Federation as a way to "group" metrics and expose 1 interface instead of many

I’m considering using Prometheus for monitoring a kubernetes/microservices architecture where the number of nodes/pods varies and Prometheus discovery seems to be a very good fit.

External users of my kubernetes cluster want access to metrics exposed by the cluster, and I’d like to offer a single endpoint for metrics that gives metrics “about the whole cluster” which includes anything inside the cluster (autodiscovered by Prometheus).

In addition to this, I’m trying to not make any assumptions as to retention time or what to keep/drop, ideally without becoming responsible for keeping a big amount of data (if somebody wants to keep 4 weeks of metrics, that’s fine but I don’t want to become responsible for managing that myself).

All in all, I’m considering something like this:

    External Prometheus (outside kubernetes) -> Internal Prometheus (inside kubernetes) -> microservices

The external Prometheus would use /federate endpoint on the internal instance and would be owned/managed by somebody external to the cluster. They would have full flexibility as to what to keep and how long to keep it for, as well as full responsibility for the storage space/replication implications of their choices.
The internal Prometheus would use autodiscovery and a reduced retention (e.g. 1 day?). This way, from a space point of view I shouldn’t have to worry too much about this, and from an access point of view I don’t need to open up my N microservice’s metrics outside the cluster.

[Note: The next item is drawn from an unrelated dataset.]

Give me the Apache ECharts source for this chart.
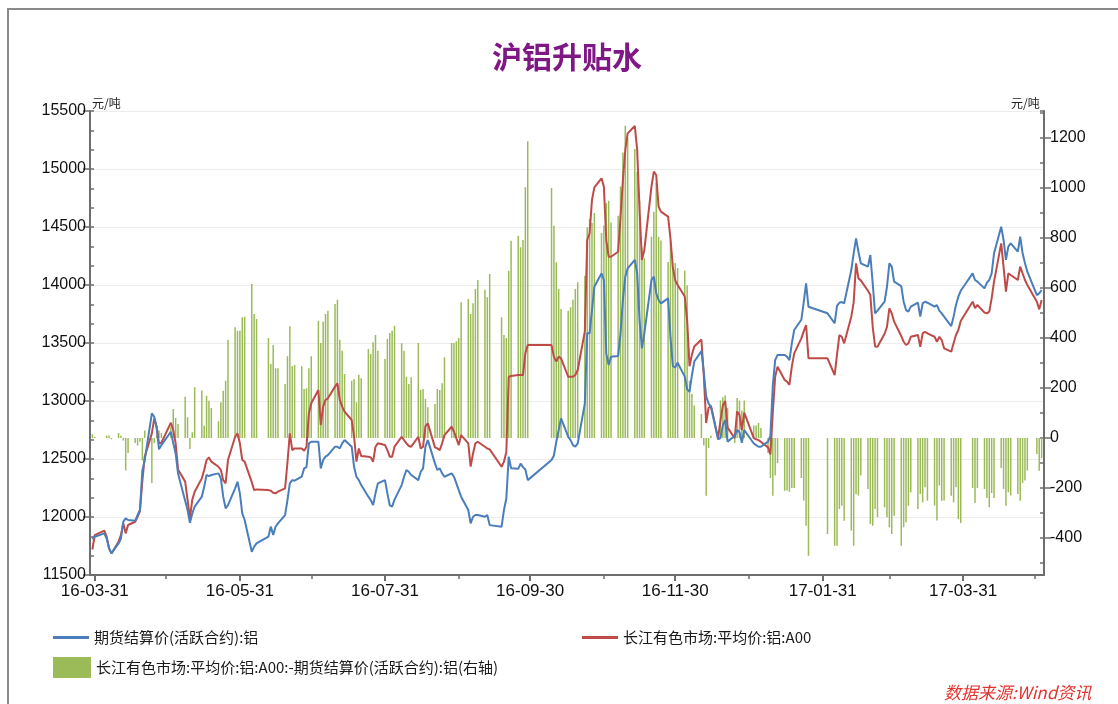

I would only have 1 endpoint (prometheus) where everything can be read and I can fully control.

I read (Federation, what is it good for? – Robust Perception | Prometheus Monitoring Experts) that using federation and “pulling everything” is not not a good idea, but I’d like to understand if it’s also a bad idea on the described scenario.
In terms of load or amount of data being scraped, I don’t think the number of metrics is big. We’re talking roughly less than 5 nodes and somewhere between 2 and 50 microservices.
The main goals for me try using federation are:

  1. expose 1 endpoint instead of N (N is different in various environments and I’d like to stick to just 1)
  2. expose the same amount of endpoints (1) always, instead of N changing when applications are added/removed from the kubernetes environment
  3. limit the amount of information I need to provide “outside users” of the metrics. If I tell them to scrape/use only 1 endpoint I don’t need to tell them to scrape N today then M tomorrow whenever the deployed microservices change.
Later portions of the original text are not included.